--- start EXTRACTED ENTRIES ---

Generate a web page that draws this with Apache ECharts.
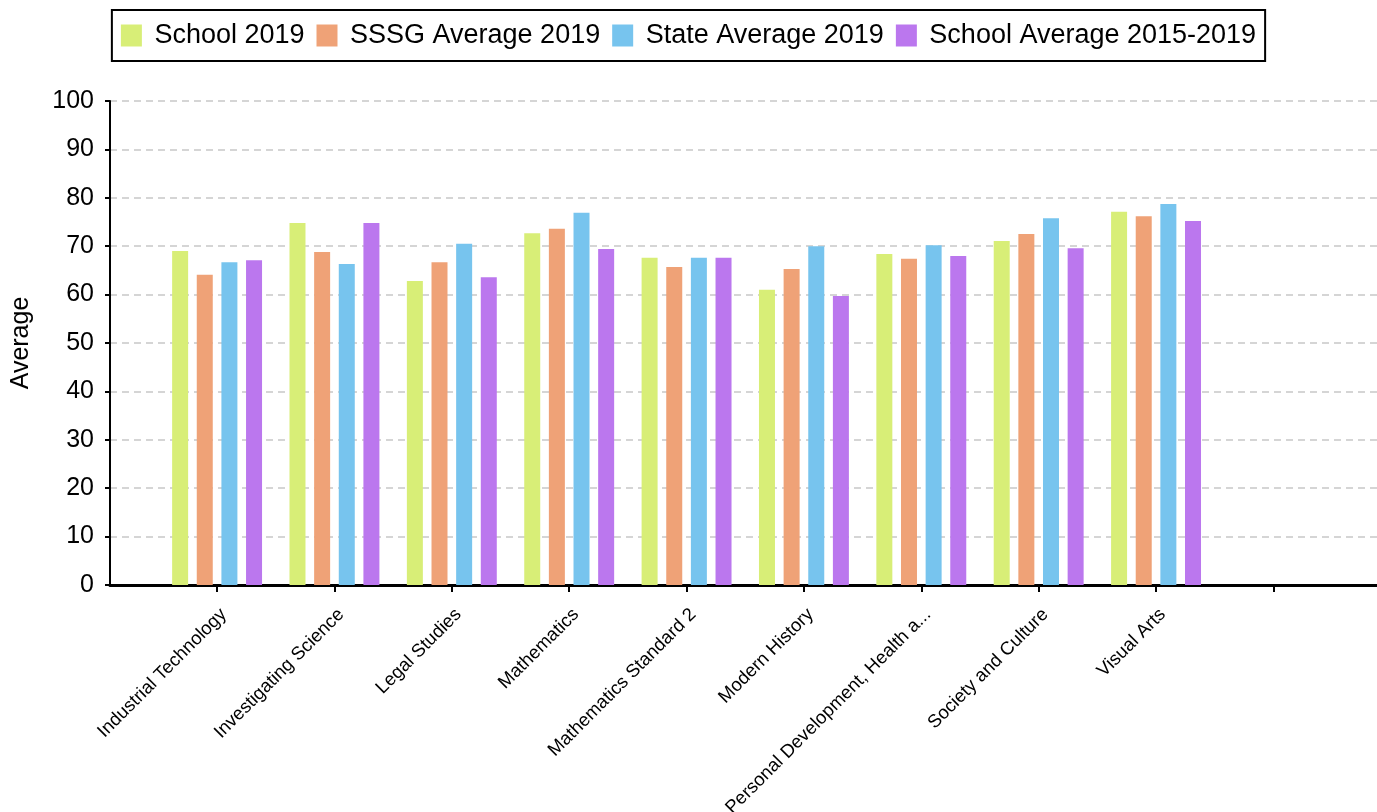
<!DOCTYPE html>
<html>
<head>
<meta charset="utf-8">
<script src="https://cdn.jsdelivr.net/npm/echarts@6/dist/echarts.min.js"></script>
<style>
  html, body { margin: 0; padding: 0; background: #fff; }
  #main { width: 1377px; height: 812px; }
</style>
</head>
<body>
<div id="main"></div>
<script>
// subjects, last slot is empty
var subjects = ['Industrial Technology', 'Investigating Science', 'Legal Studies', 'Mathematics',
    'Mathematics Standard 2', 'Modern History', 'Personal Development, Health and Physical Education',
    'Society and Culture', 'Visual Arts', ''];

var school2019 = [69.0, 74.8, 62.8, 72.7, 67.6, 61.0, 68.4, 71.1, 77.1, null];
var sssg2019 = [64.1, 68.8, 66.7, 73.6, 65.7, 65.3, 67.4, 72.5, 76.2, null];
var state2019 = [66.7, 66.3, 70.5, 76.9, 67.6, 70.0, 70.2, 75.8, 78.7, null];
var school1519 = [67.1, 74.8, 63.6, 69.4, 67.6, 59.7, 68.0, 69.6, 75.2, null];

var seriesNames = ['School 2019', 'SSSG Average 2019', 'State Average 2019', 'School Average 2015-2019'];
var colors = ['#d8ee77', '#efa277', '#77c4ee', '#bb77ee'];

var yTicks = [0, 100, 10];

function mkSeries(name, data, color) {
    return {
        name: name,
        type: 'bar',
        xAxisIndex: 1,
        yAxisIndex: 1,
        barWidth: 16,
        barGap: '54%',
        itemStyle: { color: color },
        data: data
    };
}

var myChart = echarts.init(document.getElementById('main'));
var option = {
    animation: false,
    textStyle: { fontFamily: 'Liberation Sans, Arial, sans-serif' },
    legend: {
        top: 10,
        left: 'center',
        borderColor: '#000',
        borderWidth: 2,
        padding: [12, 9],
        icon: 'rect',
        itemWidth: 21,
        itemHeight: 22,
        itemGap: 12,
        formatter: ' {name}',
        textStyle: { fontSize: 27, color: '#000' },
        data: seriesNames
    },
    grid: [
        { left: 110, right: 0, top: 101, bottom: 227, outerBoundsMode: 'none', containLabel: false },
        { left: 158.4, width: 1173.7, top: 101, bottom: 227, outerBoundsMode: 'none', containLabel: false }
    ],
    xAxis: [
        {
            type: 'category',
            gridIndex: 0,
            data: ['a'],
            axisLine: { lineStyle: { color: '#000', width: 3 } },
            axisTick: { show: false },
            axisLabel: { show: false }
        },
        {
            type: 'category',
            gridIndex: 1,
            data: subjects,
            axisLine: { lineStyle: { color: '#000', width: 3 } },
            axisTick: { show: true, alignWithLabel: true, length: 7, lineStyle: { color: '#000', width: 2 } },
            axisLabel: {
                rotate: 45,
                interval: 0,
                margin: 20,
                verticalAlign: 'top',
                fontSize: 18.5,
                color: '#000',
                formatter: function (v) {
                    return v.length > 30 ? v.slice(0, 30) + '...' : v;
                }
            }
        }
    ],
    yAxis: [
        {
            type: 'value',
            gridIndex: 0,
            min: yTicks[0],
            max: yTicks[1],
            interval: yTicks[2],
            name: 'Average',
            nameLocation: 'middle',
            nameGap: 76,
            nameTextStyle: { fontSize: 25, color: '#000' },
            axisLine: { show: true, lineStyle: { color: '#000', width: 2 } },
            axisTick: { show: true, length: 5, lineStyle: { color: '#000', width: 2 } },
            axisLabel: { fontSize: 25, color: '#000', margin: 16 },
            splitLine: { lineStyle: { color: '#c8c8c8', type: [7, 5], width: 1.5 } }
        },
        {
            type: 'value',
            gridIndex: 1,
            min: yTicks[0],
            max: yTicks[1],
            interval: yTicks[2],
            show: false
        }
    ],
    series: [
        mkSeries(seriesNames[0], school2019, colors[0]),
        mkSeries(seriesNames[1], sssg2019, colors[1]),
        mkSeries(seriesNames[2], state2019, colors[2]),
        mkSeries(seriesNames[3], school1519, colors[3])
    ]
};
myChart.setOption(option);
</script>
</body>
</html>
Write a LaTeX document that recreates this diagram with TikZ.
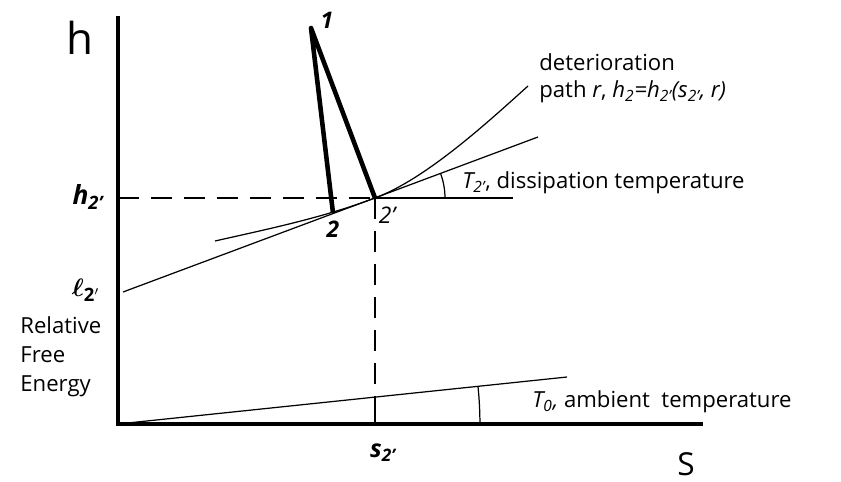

--- end EXTRACTED ENTRIES ---

§ INSTRUCTIONS TO FOLLOW
Leave out all pictures, then copy the remaining material exactly.

§ COMPLETE ANSWER
Generate a web page that draws this with Apache ECharts.
<!DOCTYPE html>
<html>
<head>
<meta charset="utf-8">
<script src="https://cdn.jsdelivr.net/npm/echarts@6/dist/echarts.min.js"></script>
<style>
  html, body { margin: 0; padding: 0; background: #fff; }
  #main { width: 1377px; height: 812px; }
</style>
</head>
<body>
<div id="main"></div>
<script>
// subjects, last slot is empty
var subjects = ['Industrial Technology', 'Investigating Science', 'Legal Studies', 'Mathematics',
    'Mathematics Standard 2', 'Modern History', 'Personal Development, Health and Physical Education',
    'Society and Culture', 'Visual Arts', ''];

var school2019 = [69.0, 74.8, 62.8, 72.7, 67.6, 61.0, 68.4, 71.1, 77.1, null];
var sssg2019 = [64.1, 68.8, 66.7, 73.6, 65.7, 65.3, 67.4, 72.5, 76.2, null];
var state2019 = [66.7, 66.3, 70.5, 76.9, 67.6, 70.0, 70.2, 75.8, 78.7, null];
var school1519 = [67.1, 74.8, 63.6, 69.4, 67.6, 59.7, 68.0, 69.6, 75.2, null];

var seriesNames = ['School 2019', 'SSSG Average 2019', 'State Average 2019', 'School Average 2015-2019'];
var colors = ['#d8ee77', '#efa277', '#77c4ee', '#bb77ee'];

var yTicks = [0, 100, 10];

function mkSeries(name, data, color) {
    return {
        name: name,
        type: 'bar',
        xAxisIndex: 1,
        yAxisIndex: 1,
        barWidth: 16,
        barGap: '54%',
        itemStyle: { color: color },
        data: data
    };
}

var myChart = echarts.init(document.getElementById('main'));
var option = {
    animation: false,
    textStyle: { fontFamily: 'Liberation Sans, Arial, sans-serif' },
    legend: {
        top: 10,
        left: 'center',
        borderColor: '#000',
        borderWidth: 2,
        padding: [12, 9],
        icon: 'rect',
        itemWidth: 21,
        itemHeight: 22,
        itemGap: 12,
        formatter: ' {name}',
        textStyle: { fontSize: 27, color: '#000' },
        data: seriesNames
    },
    grid: [
        { left: 110, right: 0, top: 101, bottom: 227, outerBoundsMode: 'none', containLabel: false },
        { left: 158.4, width: 1173.7, top: 101, bottom: 227, outerBoundsMode: 'none', containLabel: false }
    ],
    xAxis: [
        {
            type: 'category',
            gridIndex: 0,
            data: ['a'],
            axisLine: { lineStyle: { color: '#000', width: 3 } },
            axisTick: { show: false },
            axisLabel: { show: false }
        },
        {
            type: 'category',
            gridIndex: 1,
            data: subjects,
            axisLine: { lineStyle: { color: '#000', width: 3 } },
            axisTick: { show: true, alignWithLabel: true, length: 7, lineStyle: { color: '#000', width: 2 } },
            axisLabel: {
                rotate: 45,
                interval: 0,
                margin: 20,
                verticalAlign: 'top',
                fontSize: 18.5,
                color: '#000',
                formatter: function (v) {
                    return v.length > 30 ? v.slice(0, 30) + '...' : v;
                }
            }
        }
    ],
    yAxis: [
        {
            type: 'value',
            gridIndex: 0,
            min: yTicks[0],
            max: yTicks[1],
            interval: yTicks[2],
            name: 'Average',
            nameLocation: 'middle',
            nameGap: 76,
            nameTextStyle: { fontSize: 25, color: '#000' },
            axisLine: { show: true, lineStyle: { color: '#000', width: 2 } },
            axisTick: { show: true, length: 5, lineStyle: { color: '#000', width: 2 } },
            axisLabel: { fontSize: 25, color: '#000', margin: 16 },
            splitLine: { lineStyle: { color: '#c8c8c8', type: [7, 5], width: 1.5 } }
        },
        {
            type: 'value',
            gridIndex: 1,
            min: yTicks[0],
            max: yTicks[1],
            interval: yTicks[2],
            show: false
        }
    ],
    series: [
        mkSeries(seriesNames[0], school2019, colors[0]),
        mkSeries(seriesNames[1], sssg2019, colors[1]),
        mkSeries(seriesNames[2], state2019, colors[2]),
        mkSeries(seriesNames[3], school1519, colors[3])
    ]
};
myChart.setOption(option);
</script>
</body>
</html>
Write a LaTeX document that recreates this diagram with TikZ.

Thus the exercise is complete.